#### GIVEN INFORMATION:
[START]
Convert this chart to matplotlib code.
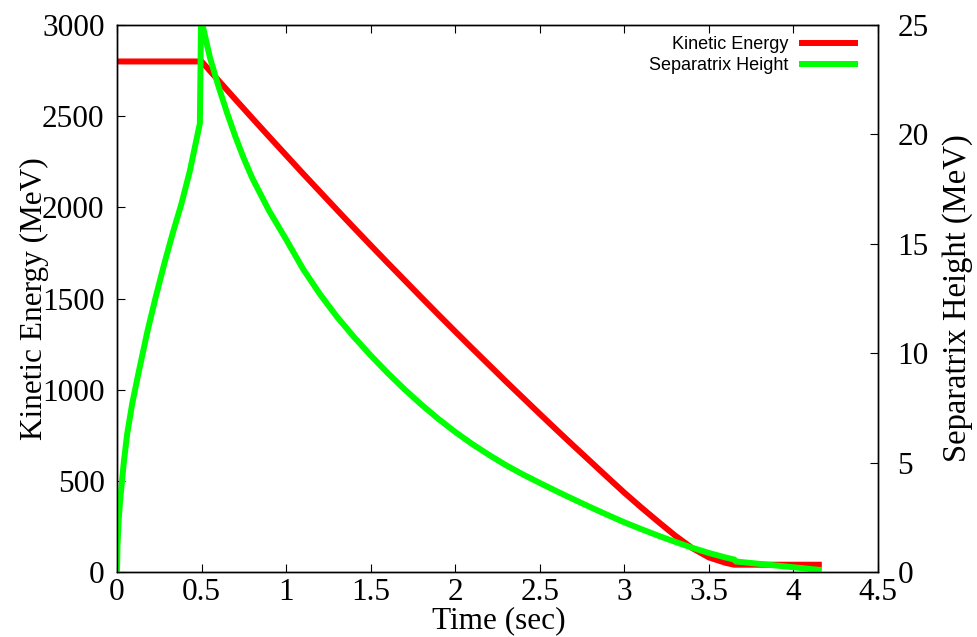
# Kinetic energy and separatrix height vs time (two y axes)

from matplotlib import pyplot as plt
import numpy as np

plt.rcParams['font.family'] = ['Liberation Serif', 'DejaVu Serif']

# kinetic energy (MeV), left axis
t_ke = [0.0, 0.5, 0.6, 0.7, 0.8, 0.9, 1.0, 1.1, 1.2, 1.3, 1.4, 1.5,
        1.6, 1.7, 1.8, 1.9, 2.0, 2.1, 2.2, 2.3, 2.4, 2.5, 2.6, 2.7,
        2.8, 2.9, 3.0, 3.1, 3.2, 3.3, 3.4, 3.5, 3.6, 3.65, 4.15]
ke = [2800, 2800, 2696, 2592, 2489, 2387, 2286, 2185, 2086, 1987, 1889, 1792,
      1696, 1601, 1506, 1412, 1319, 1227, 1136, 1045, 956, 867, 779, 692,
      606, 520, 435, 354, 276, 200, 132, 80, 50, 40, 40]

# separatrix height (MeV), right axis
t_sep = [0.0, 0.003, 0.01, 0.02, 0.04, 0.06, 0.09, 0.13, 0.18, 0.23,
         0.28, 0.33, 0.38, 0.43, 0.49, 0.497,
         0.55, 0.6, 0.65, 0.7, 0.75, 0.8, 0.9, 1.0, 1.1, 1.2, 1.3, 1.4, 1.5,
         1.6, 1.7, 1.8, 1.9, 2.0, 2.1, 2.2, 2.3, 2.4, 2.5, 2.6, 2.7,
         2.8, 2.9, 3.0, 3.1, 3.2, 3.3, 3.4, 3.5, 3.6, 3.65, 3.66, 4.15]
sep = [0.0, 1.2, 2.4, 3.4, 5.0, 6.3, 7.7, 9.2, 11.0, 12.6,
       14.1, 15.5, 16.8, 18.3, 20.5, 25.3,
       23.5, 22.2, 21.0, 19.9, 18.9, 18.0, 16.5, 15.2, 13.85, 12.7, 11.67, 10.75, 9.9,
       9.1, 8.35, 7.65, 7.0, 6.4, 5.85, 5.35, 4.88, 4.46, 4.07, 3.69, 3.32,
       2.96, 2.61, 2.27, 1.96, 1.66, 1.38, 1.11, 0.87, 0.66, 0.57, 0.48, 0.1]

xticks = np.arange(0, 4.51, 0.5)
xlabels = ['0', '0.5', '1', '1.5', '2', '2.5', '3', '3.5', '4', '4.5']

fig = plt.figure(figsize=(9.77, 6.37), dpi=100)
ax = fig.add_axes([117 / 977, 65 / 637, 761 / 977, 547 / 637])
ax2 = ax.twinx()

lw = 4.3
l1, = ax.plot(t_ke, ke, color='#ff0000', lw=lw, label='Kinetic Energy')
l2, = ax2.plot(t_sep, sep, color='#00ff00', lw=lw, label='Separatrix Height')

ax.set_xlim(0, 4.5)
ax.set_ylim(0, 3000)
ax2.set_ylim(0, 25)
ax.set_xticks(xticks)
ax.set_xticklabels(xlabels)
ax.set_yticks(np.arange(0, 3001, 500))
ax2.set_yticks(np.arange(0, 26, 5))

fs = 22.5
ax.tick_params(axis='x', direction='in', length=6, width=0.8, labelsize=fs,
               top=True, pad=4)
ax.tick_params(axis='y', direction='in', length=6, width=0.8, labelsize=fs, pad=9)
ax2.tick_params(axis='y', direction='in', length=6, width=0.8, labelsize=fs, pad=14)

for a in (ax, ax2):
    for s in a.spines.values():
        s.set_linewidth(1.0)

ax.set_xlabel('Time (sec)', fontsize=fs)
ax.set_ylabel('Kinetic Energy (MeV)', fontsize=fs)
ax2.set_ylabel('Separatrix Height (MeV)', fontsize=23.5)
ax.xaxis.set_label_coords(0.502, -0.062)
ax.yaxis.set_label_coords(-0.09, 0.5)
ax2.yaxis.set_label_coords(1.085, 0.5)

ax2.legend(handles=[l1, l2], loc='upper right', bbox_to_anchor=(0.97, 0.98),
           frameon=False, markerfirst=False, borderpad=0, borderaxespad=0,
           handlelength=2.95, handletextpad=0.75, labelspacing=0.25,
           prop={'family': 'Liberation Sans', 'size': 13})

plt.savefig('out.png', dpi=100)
[END]
#### WHAT THE EXERCISE ASKS:
Look at the listing and set down only the lines from its start through the line with "plt.rcParams['font.family'] = ['Liberation", word for word and without pictures.

#### RESPONSE:
Convert this chart to matplotlib code.
# Kinetic energy and separatrix height vs time (two y axes)

from matplotlib import pyplot as plt
import numpy as np

plt.rcParams['font.family'] = ['Liberation Serif', 'DejaVu Serif']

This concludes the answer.